Entries with chart source code:
(begin)

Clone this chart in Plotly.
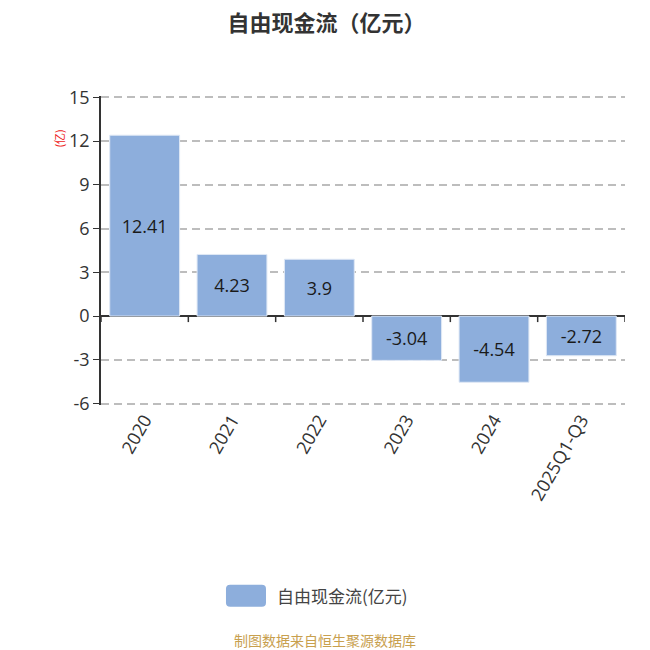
import plotly.graph_objects as go

# data
years = ["2020", "2021", "2022", "2023", "2024", "2025Q1-Q3"]
fcf = [12.41, 4.23, 3.9, -3.04, -4.54, -2.72]
y_ticks = [-6, -3, 0, 3, 6, 9, 12, 15]
series_name = "自由现金流(亿元)"

font_family = "Open Sans, Noto Sans CJK SC, sans-serif"
cjk_family = "Noto Sans CJK SC, sans-serif"
bar_color = "#8DAEDC"

fig = go.Figure()
fig.add_trace(go.Bar(
  x=years,
  y=fcf,
  name=series_name,
  showlegend=False,
  marker=dict(color=bar_color, line=dict(color="#dfe8f5", width=1)),
  width=0.8,
  text=[str(v) for v in fcf],
  textposition="inside",
  insidetextanchor="middle",
  textfont=dict(size=18, color="#1a1a1a", family=font_family),
  textangle=0,
))

# little ticks between categories on the zero line
for i in range(len(years) + 1):
  fig.add_shape(type="line", xref="x", yref="y",
                x0=i - 0.5, x1=i - 0.5, y0=0, y1=-6,
                ysizemode="pixel", yanchor=0,
                line=dict(color="#333333", width=1.5))

fig.update_layout(
  width=650, height=650,
  margin=dict(l=93, r=33, t=87.5, b=252.5),
  paper_bgcolor="white", plot_bgcolor="white",
  font=dict(family=font_family, color="#333333"),
  title=dict(text="<b>自由现金流（亿元）</b>", x=0.49, xanchor="center",
             y=0.977, yanchor="middle",
             font=dict(size=22, color="#333333", family=cjk_family)),
  bargap=0.2,
)

fig.update_xaxes(
  type="category", tickangle=-60, tickfont=dict(size=18, color="#333333"),
  showline=False, showgrid=False, ticks="", range=[-0.5, 5.5],
)
fig.update_yaxes(
  range=[-6.1, 15.1], tickvals=y_ticks, ticktext=[str(t) for t in y_ticks],
  tickfont=dict(size=18, color="#333333"),
  showline=True, linecolor="#333333", linewidth=1.5,
  ticks="outside", ticklen=6, tickcolor="#333333",
  showgrid=True, gridcolor="#bdbdbd", griddash="8px,5px", gridwidth=1.5,
  zeroline=True, zerolinecolor="#333333", zerolinewidth=1.5,
)

# legend: rounded swatch + label
x0, x1, y0, y1 = 0.2385, 0.3149, -0.653, -0.582
rx, ry = 0.008, 0.013
path = (f"M {x0+rx},{y0} L {x1-rx},{y0} Q {x1},{y0} {x1},{y0+ry} "
        f"L {x1},{y1-ry} Q {x1},{y1} {x1-rx},{y1} L {x0+rx},{y1} "
        f"Q {x0},{y1} {x0},{y1-ry} L {x0},{y0+ry} Q {x0},{y0} {x0+rx},{y0} Z")
fig.add_shape(type="path", xref="paper", yref="paper", path=path,
              fillcolor=bar_color, line=dict(width=0))
fig.add_annotation(text=series_name, xref="paper", yref="paper",
                   x=0.332, y=-0.618, xanchor="left", yanchor="middle", showarrow=False,
                   font=dict(size=17, color="#444444", family=cjk_family))

fig.add_annotation(text="(亿)", xref="paper", yref="paper", x=-0.101, y=0.898,
                   textangle=-90, showarrow=False,
                   font=dict(size=11, color="#ee2222", family=cjk_family))
fig.add_annotation(text="制图数据来自恒生聚源数据库", xref="paper", yref="paper",
                   x=0.4275, y=-0.76, xanchor="center", yanchor="middle", showarrow=False,
                   font=dict(size=14, color="#c8a04e", family=cjk_family))

fig.write_html("out.html")
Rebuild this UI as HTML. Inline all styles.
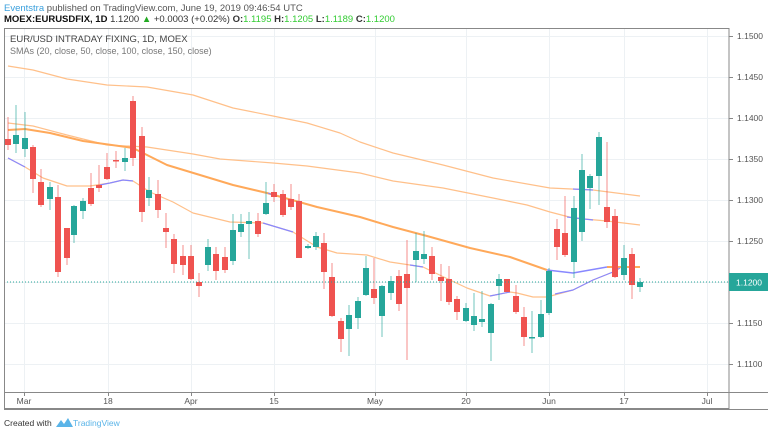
<!DOCTYPE html>
<html><head><meta charset="utf-8"><style>
body{margin:0;width:768px;height:434px;background:#fff;overflow:hidden;font-family:"Liberation Sans",sans-serif}
</style></head><body>
<svg id="s" width="768" height="434" xmlns="http://www.w3.org/2000/svg" font-family="Liberation Sans, sans-serif">
<text x="4" y="11" font-size="9.5" fill="#555"><tspan fill="#3aa0dd">Eventstra</tspan> published on TradingView.com, June 19, 2019 09:46:54 UTC</text>
<text x="4" y="22" font-size="9.5" fill="#333"><tspan font-weight="bold" fill="#111">MOEX:EURUSDFIX, 1D</tspan> 1.1200 <tspan fill="#2a2">▲</tspan> +0.0003 (+0.02%) <tspan font-weight="bold">O:</tspan><tspan fill="#3c3">1.1195</tspan> <tspan font-weight="bold">H:</tspan><tspan fill="#3c3">1.1205</tspan> <tspan font-weight="bold">L:</tspan><tspan fill="#3c3">1.1189</tspan> <tspan font-weight="bold">C:</tspan><tspan fill="#3c3">1.1200</tspan></text>
<g id="grid"></g>
<g id="smas" fill="none"></g>
<g id="c"></g>
<line x1="4" y1="282" x2="729" y2="282" stroke="#26a69a" stroke-width="1" stroke-dasharray="1,2"/>
<rect x="4.5" y="28.5" width="724.5" height="380" fill="none" stroke="#888" stroke-width="1"/>
<line x1="4" y1="392.5" x2="768" y2="392.5" stroke="#888"/>
<line x1="4" y1="409.5" x2="768" y2="409.5" stroke="#888"/>
<text x="10" y="42" font-size="9.5" fill="#444">EUR/USD INTRADAY FIXING, 1D, MOEX</text>
<text x="10" y="54" font-size="9" fill="#777">SMAs (20, close, 50, close, 100, close, 150, close)</text>
<g id="ax" font-size="8.5" fill="#555"></g>
<rect x="729" y="273" width="39" height="18" fill="#26a69a"/>
<text x="736" y="285.5" font-size="8.5" fill="#fff">1.1200</text>
<text x="4" y="426" font-size="8.5" fill="#333">Created with</text>
<path d="M56 427 l5 -7 l3 4 l4 -6 l5 9 z" fill="#5ab4e8"/>
<text x="73" y="426" font-size="8.5" fill="#5ab4e8">TradingView</text>
</svg>
<script>
const NS="http://www.w3.org/2000/svg";
function el(p,t,a){const e=document.createElementNS(NS,t);for(const k in a)e.setAttribute(k,a[k]);document.getElementById(p).appendChild(e);return e;}
const ys=[36,77,118,159,200,241,323,364],lab=["1.1500","1.1450","1.1400","1.1350","1.1300","1.1250","1.1150","1.1100"];
ys.forEach((y,i)=>{el("grid","line",{x1:5,x2:729,y1:y+.5,y2:y+.5,stroke:"#edf1f4"});el("ax","line",{x1:729,x2:733,y1:y+.5,y2:y+.5,stroke:"#888"});const t=el("ax","text",{x:737,y:y+3});t.textContent=lab[i];});
el("grid","line",{x1:5,x2:729,y1:282.5,y2:282.5,stroke:"#edf1f4"});
const xs=[[24,"Mar"],[108,"18"],[191,"Apr"],[274,"15"],[375,"May"],[466,"20"],[549,"Jun"],[624,"17"],[707,"Jul"]];
xs.forEach(([x,l])=>{el("grid","line",{x1:x+.5,x2:x+.5,y1:29,y2:392,stroke:"#edf1f4"});el("ax","line",{x1:x+.5,x2:x+.5,y1:392,y2:396,stroke:"#888"});const t=el("ax","text",{x:x,y:404,"text-anchor":"middle"});t.textContent=l;});
function pl(pts,c,w){el("smas","polyline",{points:pts.map(p=>p.join(",")).join(" "),stroke:c,"stroke-width":w,"stroke-linejoin":"round"});}
const O="#ffc08a",OT="#ffa95a",B="#8888ff";
pl([[8,66],[33,70],[67,79],[107,85],[147,87],[193,95],[233,108],[273,116],[307,123],[340,133],[360,142],[393,153],[443,165],[493,178],[550,188],[593,190],[640,196]],O,1.2);
pl([[8,123],[33,126],[67,135],[107,145],[147,147],[193,154],[220,159],[273,163],[307,166],[360,173],[393,181],[443,188],[493,198],[527,205],[550,212],[573,218],[607,221],[640,225]],O,1.2);
pl([[8,130],[25,129],[50,133],[83,141],[133,148],[167,165],[200,175],[233,185],[267,193],[317,207],[343,213],[360,217],[393,227],[427,236],[470,248],[510,257],[547,270]],OT,2);
pl([[547,270],[573,273],[607,267]],B,1.5);pl([[607,267],[640,267]],OT,2);
pl([[8,158],[25,167],[43,178],[67,186],[90,186],[110,183],[123,180],[133,181],[150,192],[173,202],[193,213],[230,222],[263,223],[293,232],[317,247],[337,253],[367,255],[390,262],[410,265],[423,267],[450,280],[467,288],[490,296],[510,292],[517,293],[533,297],[547,297],[573,290],[593,280],[613,272],[620,268]],O,1.2);
[[[8,158],[25,167]],[[100,185],[110,183],[123,180],[133,181]],[[263,223],[293,232]],[[410,265],[423,267]],[[490,296],[510,292]],[[555,294],[573,290],[593,280],[613,272],[620,268]],[[268,193],[275,196]],[[567,217],[593,220]],[[573,189],[593,190]]].forEach(p=>pl(p,B,1.2));
const C=[[8,139,145,117,150,"r"],[16,135,144,105,153,"g"],[25,138,149,112,157,"g"],[33,147,179,145,193,"r"],[41,182,205,169,207,"r"],[50,187,199,182,210,"g"],[58,197,272,185,277,"r"],[67,228,258,228,265,"r"],[74,206,235,205,243,"g"],[83,201,211,198,219,"g"],[91,188,204,173,206,"r"],[99,185,188,165,192,"r"],[107,167,179,153,180,"r"],[116,160,161,151,168,"r"],[125,158,162,148,171,"g"],[133,101,158,96,166,"r"],[142,136,212,127,222,"r"],[149,190,198,177,206,"g"],[158,194,210,180,218,"r"],[166,228,232,213,248,"r"],[174,239,264,234,273,"r"],[183,256,265,245,275,"r"],[191,256,279,245,280,"r"],[199,282,286,273,297,"r"],[208,247,265,239,271,"g"],[216,254,271,247,280,"r"],[225,257,270,247,273,"r"],[233,230,261,214,265,"g"],[241,224,232,214,237,"g"],[249,221,224,212,259,"g"],[258,221,234,213,237,"r"],[266,203,214,182,215,"g"],[274,192,197,184,202,"r"],[283,194,215,190,217,"r"],[291,199,207,184,210,"r"],[299,201,258,194,258,"r"],[308,246,248,244,249,"g"],[316,236,247,232,250,"g"],[324,243,272,233,289,"r"],[332,277,316,263,317,"r"],[341,321,339,318,352,"r"],[349,315,329,305,356,"g"],[358,301,318,297,329,"g"],[366,268,295,256,296,"g"],[374,289,298,258,304,"r"],[382,286,316,285,337,"g"],[391,281,293,276,300,"g"],[399,276,304,270,311,"r"],[407,274,288,240,360,"r"],[416,251,260,233,282,"g"],[424,254,259,231,264,"g"],[432,256,274,247,280,"r"],[441,277,281,264,301,"r"],[449,279,302,266,305,"r"],[457,299,312,296,320,"r"],[466,308,321,303,322,"g"],[474,316,325,293,331,"g"],[482,319,322,291,327,"g"],[491,304,333,303,361,"g"],[499,279,286,274,300,"g"],[507,279,292,279,292,"r"],[516,296,312,285,314,"r"],[524,317,337,307,346,"r"],[532,337,338,311,353,"g"],[541,314,337,300,338,"g"],[549,271,313,268,315,"g"],[557,229,247,219,260,"r"],[565,233,255,196,257,"r"],[574,208,262,196,278,"g"],[582,170,232,154,241,"g"],[590,176,188,174,209,"g"],[599,137,176,132,205,"g"],[607,207,222,142,228,"r"],[615,216,277,209,278,"r"],[624,258,275,245,280,"g"],[632,254,285,248,299,"r"],[640,282,287,278,292,"g"]];
C.forEach(([x,bt,bb,wt,wb,c])=>{const col=c=="r"?"#ef5350":"#26a69a";el("c","line",{x1:x,x2:x,y1:wt,y2:wb,stroke:col,"stroke-opacity":.55,"stroke-width":1.2});el("c","rect",{x:x-3,y:bt,width:6,height:Math.max(bb-bt,1.5),fill:col});});
</script>
</body></html>
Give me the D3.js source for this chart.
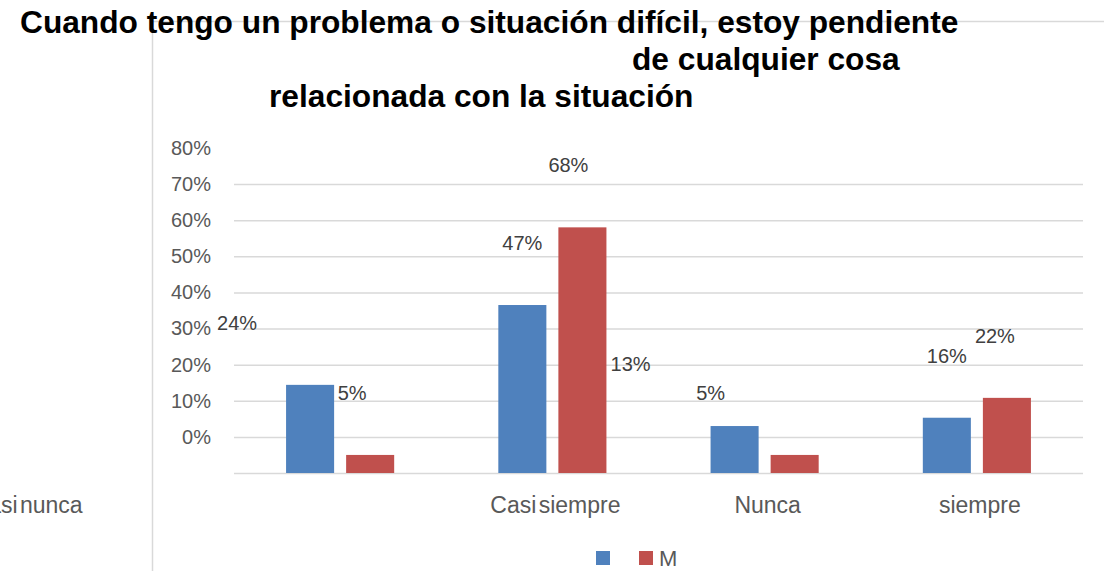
<!DOCTYPE html>
<html>
<head>
<meta charset="utf-8">
<script src="https://cdn.jsdelivr.net/npm/d3@7"></script>
<style>
  body { margin: 0; background: #fff; }
  svg { display: block; font-family: "Liberation Sans", Arial, sans-serif; }
</style>
</head>
<body>
<svg id="chart" width="1104" height="571"></svg>
<script>
// data
var categories = ["Casi nunca", "Casi siempre", "Nunca", "siempre"];
var seriesNames = ["", "M"];
var blueValues = [0.244, 0.465, 0.13, 0.153];
var redValues = [0.05, 0.68, 0.05, 0.208];
var blueLabels = ["24%", "47%", "13%", "16%"];
var redLabels = ["5%", "68%", "5%", "22%"];
var tickValues = [0, 0.1, 0.2, 0.3, 0.4, 0.5, 0.6, 0.7, 0.8];
var titleLines = [
    "Cuando tengo un problema o situación difícil, estoy pendiente",
    "de cualquier cosa",
    "relacionada con la situación"
];

// layout (the labels in the original sit off their bars)
var colors = ["#4f81bd", "#c0504d"];
var labelDx = [[-73, 0, -104, 0], [-18, -14, -84, -12]];
var catDx = [-313, 3, 3, 3];
var titleX = [20, 632, 269];

var svg = d3.select("#chart");
var plotLeft = 234, plotRight = 1083, plotTop = 184, plotBottom = 473;

// frame border
svg.append("path")
    .attr("d", "M152.5,571V21.5H1104")
    .attr("fill", "none")
    .attr("stroke", "#d9d9d9")
    .attr("stroke-width", 1.5);

// title
svg.append("g").selectAll("text")
    .data(titleLines)
    .enter().append("text")
    .attr("x", function (d, i) { return titleX[i]; })
    .attr("y", function (d, i) { return 33 + i * 36.8; })
    .attr("font-size", 31.7)
    .attr("font-weight", "bold")
    .attr("fill", "#000")
    .text(function (d) { return d; });

var x0 = d3.scaleBand().domain(categories).range([plotLeft, plotRight]);
var x1 = d3.scaleBand().domain([0, 1]).range([0, x0.bandwidth()])
    .paddingInner(0.2).paddingOuter(0.867);
var y = d3.scaleLinear().domain([0, 0.8]).range([plotBottom, plotTop]);
// tick text is drawn one step above its gridline, as in the original
var yText = d3.scaleLinear().domain([-0.1, 0.7]).range([plotBottom, plotTop]);

// gridlines
var grid = svg.append("g")
    .attr("transform", "translate(" + plotLeft + ",0)")
    .call(d3.axisLeft(y).tickValues(tickValues).tickSize(-(plotRight - plotLeft)).tickFormat(""));
grid.select(".domain").remove();
grid.selectAll(".tick line").attr("stroke", "#d9d9d9").attr("stroke-width", 1.5);

// tick labels
var yAxis = svg.append("g")
    .attr("transform", "translate(211,0)")
    .call(d3.axisLeft(yText).tickValues(tickValues).tickSize(0).tickPadding(0)
        .tickFormat(d3.format(".0%")));
yAxis.select(".domain").remove();
yAxis.selectAll("text")
    .attr("font-size", 20)
    .attr("font-family", "Liberation Sans, Arial, sans-serif")
    .attr("fill", "#595959");

// bars
var series = [blueValues, redValues];
var seriesLabels = [blueLabels, redLabels];
series.forEach(function (vals, s) {
    svg.append("g").selectAll("rect")
        .data(vals)
        .enter().append("rect")
        .attr("x", function (d, i) { return x0(categories[i]) + x1(s); })
        .attr("y", function (d) { return y(d); })
        .attr("width", x1.bandwidth())
        .attr("height", function (d) { return y(0) - y(d); })
        .attr("fill", colors[s]);

    svg.append("g").selectAll("text")
        .data(vals)
        .enter().append("text")
        .attr("x", function (d, i) { return x0(categories[i]) + x1(s) + x1.bandwidth() / 2 + labelDx[s][i]; })
        .attr("y", function (d) { return y(d) - 62; })
        .attr("dy", "0.35em")
        .attr("text-anchor", "middle")
        .attr("font-size", 20)
        .attr("fill", "#404040")
        .text(function (d, i) { return seriesLabels[s][i]; });
});

// category labels
svg.append("g").selectAll("text")
    .data(categories)
    .enter().append("text")
    .attr("x", function (d, i) { return x0(d) + x0.bandwidth() / 2 + catDx[i]; })
    .attr("y", 505)
    .attr("dy", "0.35em")
    .attr("text-anchor", "middle")
    .attr("font-size", 23)
    .attr("word-spacing", -4)
    .attr("fill", "#595959")
    .text(function (d) { return d; });

// legend
var legend = svg.append("g").selectAll("g")
    .data(seriesNames)
    .enter().append("g")
    .attr("transform", function (d, i) { return "translate(" + (596 + i * 43) + ",551)"; });
legend.append("rect")
    .attr("width", 14).attr("height", 14)
    .attr("fill", function (d, i) { return colors[i]; });
legend.append("text")
    .attr("x", 20).attr("y", 7)
    .attr("dy", "0.35em")
    .attr("font-size", 22)
    .attr("fill", "#595959")
    .text(function (d) { return d; });
</script>
</body>
</html>
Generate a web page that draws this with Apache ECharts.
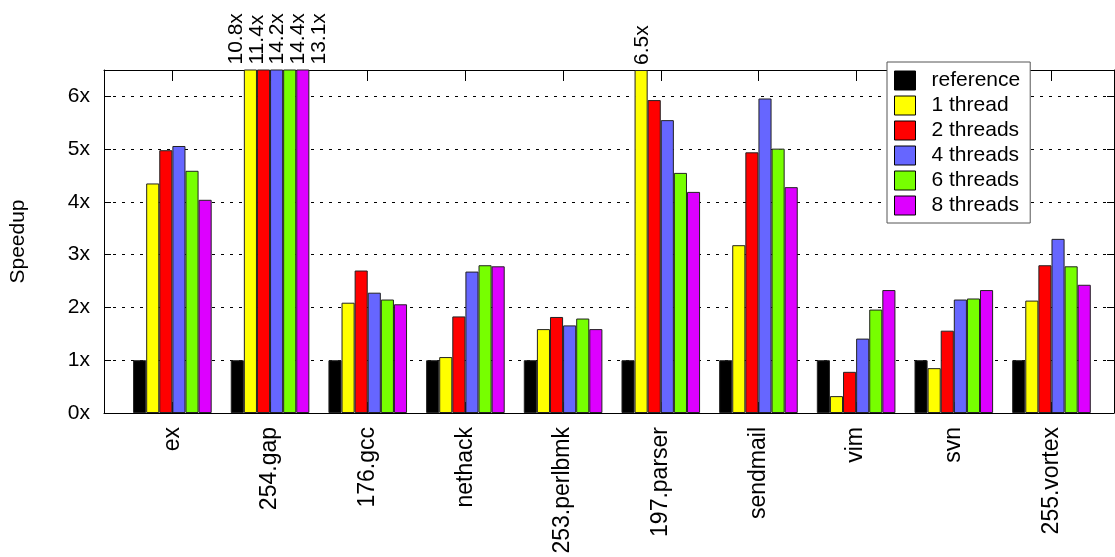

(end)

(What is expected) Begin at the top of the records above and retype each line exactly until the line containing "import plotly.graph_objects as go", which is included. Skip all pictures.

(Correct answer)
Clone this chart in Plotly.
import plotly.graph_objects as go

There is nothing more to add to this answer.